Does this work clarify the situation of the hypothetical second critical point in the “no man’s land” of undercooled water (5)? The answer is no, for two reasons: (i) the mW model is lacking some of the signatures of incumbent liquid–liquid phase separation suggested to occur for other models; and (ii) there is a problem of principle, where only for small finite systems can one have arbitrary long-lived liquid states far below the melting temperature, because finite size can suppress nucleation [see the well-studied analogous problem of supersaturated vapor that is perfectly stable in simulation boxes of fixed size (8)]. However, a critical point means that there is a correlation length ξ that diverges, and associated critical slowing down occurs [relaxation time τ_ξ ∝ ξ^z, z being some dynamic exponent (3)]. A study by finite size scaling then requires variation of the box linear dimensions L over a range. Since there is need to equilibrate the system over times τ that grow as L^z (3), and for large L, will inevitably exceed the lifetime of the metastable deeply undercooled liquid. Simulating systems that contain only a few hundred molecules hence would be hardly adequate to settle such an issue.

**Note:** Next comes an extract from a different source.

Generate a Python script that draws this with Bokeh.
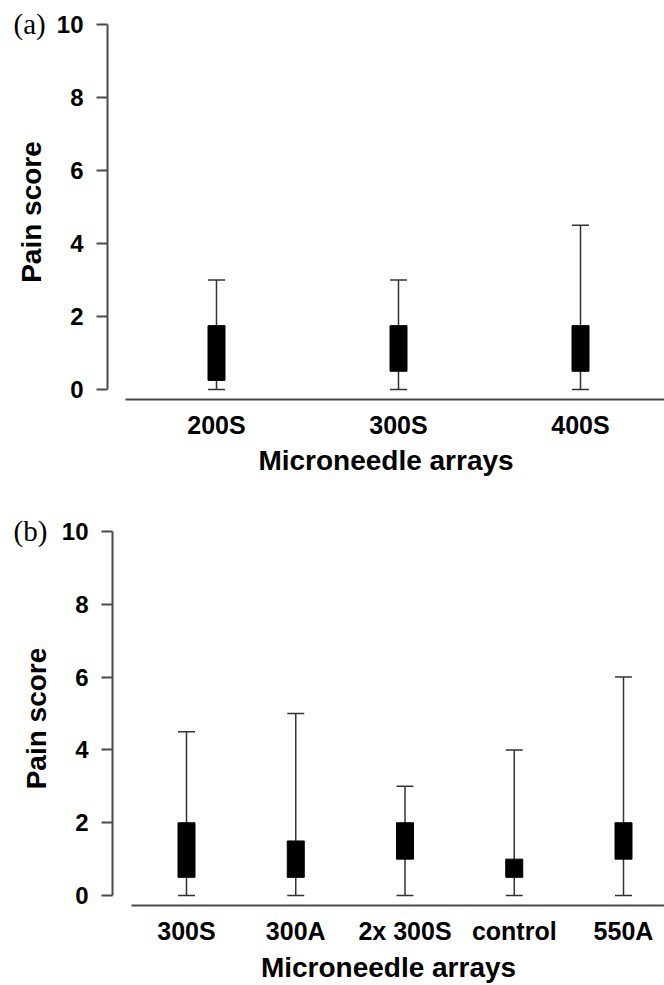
from bokeh.plotting import figure
from bokeh.models import Range1d, FixedTicker, Whisker, TeeHead, ColumnDataSource
from bokeh.layouts import column, row
from bokeh.embed import file_html
from bokeh.resources import INLINE

# ---- data ----
cats_a = ["200S", "300S", "400S"]
q1_a = [0.25, 0.5, 0.5]
q3_a = [1.75, 1.75, 1.75]
lo_a = [0, 0, 0]
hi_a = [3.0, 3.0, 4.5]

cats_b = ["300S", "300A", "2x 300S", "control", "550A"]
q1_b = [0.5, 0.5, 1.0, 0.5, 1.0]
q3_b = [2.0, 1.5, 2.0, 1.0, 2.0]
lo_b = [0, 0, 0, 0, 0]
hi_b = [4.5, 5.0, 3.0, 4.0, 6.0]

y_ticks = [0, 2, 4, 6, 8, 10]

AXIS_COL = "#4a4a4a"
WHISK_COL = "#333333"
SANS = "Liberation Sans"


def panel(cats, q1, q3, lo, hi, tag, height, top, left, bottom,
          x_start, x_end, y_start, xlab_size, title_size, xstand, tstand):
    n = len(cats)
    xs = list(range(1, n + 1))
    p = figure(width=664, height=height,
               x_range=Range1d(x_start, x_end), y_range=Range1d(y_start, 10),
               output_backend="svg", toolbar_location=None,
               min_border_top=top, min_border_left=left,
               min_border_right=0, min_border_bottom=bottom)
    p.outline_line_color = None
    p.xgrid.visible = False
    p.ygrid.visible = False
    p.background_fill_color = "white"
    p.border_fill_color = "white"

    # panel tag "(a)" / "(b)" drawn as the plot title, pulled down beside the top tick
    p.title.text = tag
    p.title.align = "left"
    p.title.offset = 13 - left
    p.title.standoff = -31
    p.title.text_font = "Liberation Serif"
    p.title.text_font_style = "normal"
    p.title.text_font_size = "29px"
    p.title.text_color = "black"

    src = ColumnDataSource(dict(
        x=xs, lo=lo, hi=hi,
        mid=[(a + b) / 2 for a, b in zip(q1, q3)],
        h=[b - a for a, b in zip(q1, q3)],
    ))
    w = Whisker(base="x", lower="lo", upper="hi", source=src,
                line_color=WHISK_COL, line_width=1.5, level="underlay",
                upper_head=TeeHead(size=17, line_color=WHISK_COL, line_width=1.5),
                lower_head=TeeHead(size=17, line_color=WHISK_COL, line_width=1.5))
    p.add_layout(w)
    p.rect(x="x", y="mid", width=17, width_units="screen", height="h",
           source=src, fill_color="black", line_color="black")

    # y axis
    ya = p.yaxis[0]
    ya.ticker = FixedTicker(ticks=y_ticks)
    ya.bounds = (0, 10)
    ya.axis_line_color = AXIS_COL
    ya.axis_line_width = 2
    ya.major_tick_line_color = AXIS_COL
    ya.major_tick_line_width = 2
    ya.major_tick_out = 11
    ya.major_tick_in = 0
    ya.minor_tick_line_color = None
    ya.major_label_standoff = 13
    ya.major_label_text_font = SANS
    ya.major_label_text_font_style = "bold"
    ya.major_label_text_font_size = "24px"
    ya.major_label_text_color = "black"
    ya.axis_label = "Pain score"
    ya.axis_label_text_font = SANS
    ya.axis_label_text_font_style = "bold"
    ya.axis_label_text_font_size = "28px"
    ya.axis_label_text_color = "black"
    ya.axis_label_standoff = 7

    # x axis
    xa = p.xaxis[0]
    xa.ticker = FixedTicker(ticks=xs)
    xa.major_label_overrides = {i: c for i, c in zip(xs, cats)}
    xa.bounds = (0.5, x_end)
    xa.axis_line_color = AXIS_COL
    xa.axis_line_width = 2
    xa.major_tick_line_color = None
    xa.major_tick_out = 0
    xa.major_tick_in = 0
    xa.minor_tick_line_color = None
    xa.major_label_standoff = xstand
    xa.major_label_text_font = SANS
    xa.major_label_text_font_style = "bold"
    xa.major_label_text_font_size = xlab_size
    xa.major_label_text_color = "black"
    xa.axis_label = "Microneedle arrays"
    xa.axis_label_text_font = SANS
    xa.axis_label_text_font_style = "bold"
    xa.axis_label_text_font_size = title_size
    xa.axis_label_text_color = "black"
    xa.axis_label_standoff = tstand
    return p


ppu_a = 182.0
pa = panel(cats_a, q1_a, q3_a, lo_a, hi_a, "(a)",
           height=490, top=24, left=107, bottom=91,
           x_start=1 - (216 - 107) / ppu_a, x_end=3 + (664 - 580) / ppu_a,
           y_start=-10 / 36.5,
           xlab_size="25px", title_size="28px", xstand=11, tstand=3)

ppu_b = 109.25
pb = panel(cats_b, q1_b, q3_b, lo_b, hi_b, "(b)",
           height=495, top=41, left=112, bottom=78,
           x_start=1 - (186 - 112) / ppu_b, x_end=5 + (664 - 623) / ppu_b,
           y_start=-10 / 36.6,
           xlab_size="25px", title_size="28px", xstand=11, tstand=4)

layout = column(row(pa), row(pb), spacing=0)
open("out.html", "w").write(file_html(layout, INLINE))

To provide a better insight into this issue of relevant time scales, Fig. 1A provides a sketch of the structural relaxation time τ_R of a very good glass former as a function of temperature: at the melting temperature, it is [in water (9)] of the order of 10 ps, and in the supercooled regime, it increases by many orders of magnitude [up to about 10⁴ ps in water (9) and up to 10¹⁴ ps in glass formers such as orthoterphenyl or SiO₂ (2, 3)]. The lifetime τ_ms of the supercooled metastable fluid is controlled by crystal nucleation and hence diverges (10) at T_m, but decreases monotonically with progressing supercooling (when measured in units of τ_R; Fig. 1B). On a physical time scale (such as picoseconds), due to the rapid increase of τ_R, a minimum τ_min of τ_ms at some temperature T_min must occur (Fig. 1C). When we cool the system, decreasing T(t) with time according to a linear protocol, T(t) = T_m(1 − t/τ_cool), the condition τ_cool << τ_min will ensure that crystallization is avoided and amorphous structures are reached. Unfortunately, the reliable theoretical prediction of τ_ms(T) is also a very hard, and in general unsolved, problem. If in the metastable fluid a correlation length ξ of liquid-liquid phase separation is growing, this can only be observed as long as τ_ξ ∼ τ_R(ξ/a)^z (where a is a molecular length, z = 3) does not exceed τ_cool. This problem must prevent the observation of actual critical singularities, even if liquid–liquid phase separation would occur.

Fig. 1.

(A) Schematic variation of the structural relaxation time τ_R of a very good glass former with temperature. The glass transition temperature is empirically defined (1, 2) by τ_R ∼ 100 s. At the melting temperature T_m, τ_R is many orders of magnitude smaller. (B) Variation of the scaled lifetime τ_ms of the metastable state, τ_ms/τ_R, with temperature. (C) Schematic plot of τ_ms vs. temperature: the cooling time τ_cool should not exceed τ_min; when τ_cool ∼ τ_R, the system falls out of metastable equilibrium and forms a (nonequilibrium) glassy structure.